An easy way to show us your pictures is to upload them to a photo sharing site, like Picasa or Flickr, and then tells us how to find them.


----------



## Manu (Feb 26, 2012)

Hello 
I'll give you the link to my work in the fun train forum, because there are pictures of the car 

http://spassbahn.de.dd8410.kasserve...74&s=b4876f081e63e7a16fa481e50c21b2f5b35b8222 

greeting 
Manuela


----------



## Treeman (Jan 6, 2008)

You must have to be a member of the German forum to view.


----------



## Mik (Jan 2, 2008)

I can give you a few hints on the wood chip car: 


http://research.nprha.org/Wood Chip Rack Cars/Forms/AllItems.aspx


----------



## Randy Stone (Jan 2, 2008)

Hi Manuela 

If you can figure out how to post pictures, we'd love to see your layout and your trains.


----------



## TonyWalsham (Jan 2, 2008)

If an Internet protocol dummy like me can figure it out surely others can too?
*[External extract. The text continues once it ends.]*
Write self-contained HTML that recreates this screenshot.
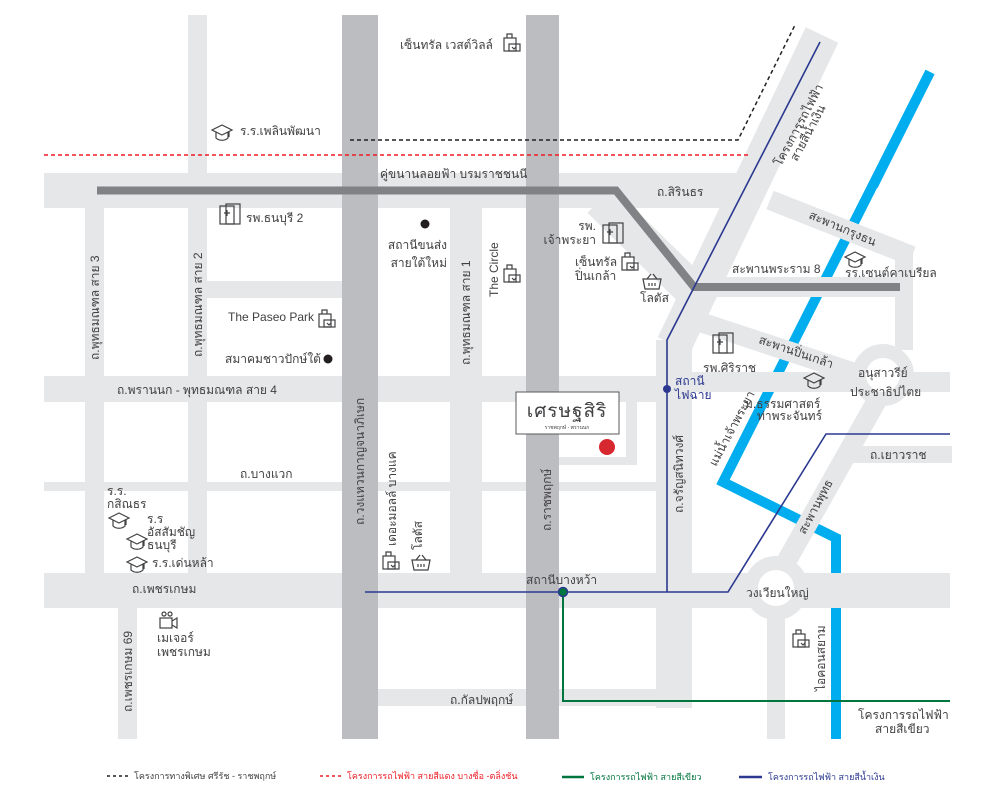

Just copy the drawing URL and place it in the appropriate field of the *"Insert Image"* icon. Then click "*Insert*" alongside the "*Cancel*" button.


----------



## jjwtrainman (Mar 11, 2011)

What I do when trying to look things up like photos, diagrams, drawings, ... I go to Google images. For instance, I typed in "drawing of 60ft gondola" in the image search box and got several diagrams of various types of railroad cars. All you have to do is look around a bit. I'd help you more, but I unfortunately do not know which cars you are looking for exactly. This method works by "you know it when you see it" principal where you are the only one who knows exactly what you want.


----------



## Manu (Feb 26, 2012)

Hello
I've made ​​a movie of my Woodchip Gondola, he still looks under construction. http://www.youtube.com/watch?v=JZ5ZrQESrFo&feature=youtu.be
Unfortunately, I have a problem with the Kadee couplers (779) in S curves (R3 or ~ 1.5 m) because the car is lifted from the track, because I'm still looking for solutions.
greeting
Manuela


----------



## Manu (Feb 26, 2012)

Hello
Here is an overview of my garden with the garden path, my first movie with my phone that I need to improve.
greeting


Manuela 


http://www.youtube.com/watch?v=rC3rmxj68dM


----------



## ralphbrades (Jan 3, 2008)

Gruß Gott! 

There are several native German speakers on this forum -the majority of them not living in Germany, Austria, Switzerland, Italy -or the Czech Republic... Don't worry about the quality of your English -it will improve with usage on the forum. It took some members several years to realise that English was not my native language(!) 

tschüs! 

ralph


----------



## Axel Tillmann (Jan 10, 2008)

Willkommen auf MLS, Manuela. 
Axel
Upton, Massachussetts, USA


----------



## Torby (Jan 2, 2008)

Manuela, your English is fine and your garden beautiful.


----------



## Totalwrecker (Feb 26, 2009)

Posted By Manu on 05 Aug 2012 03:24 AM 
Hello
I've made ​​a movie of my Woodchip Gondola, he still looks under construction. http://www.youtube.com/watch?v=JZ5ZrQESrFo&feature=youtu.be
Unfortunately, I have a problem with the Kadee couplers (779) in S curves (R3 or ~ 1.5 m) because the car is lifted from the track, because I'm still looking for solutions.
greeting
Manuela 

Welcome Manuela
We have found that S curves require a section of straight track betweens the curves because of the problem you have encountered. The rule of thumb if for the straight section to match the length of your longest car.
Happy Rails

John


----------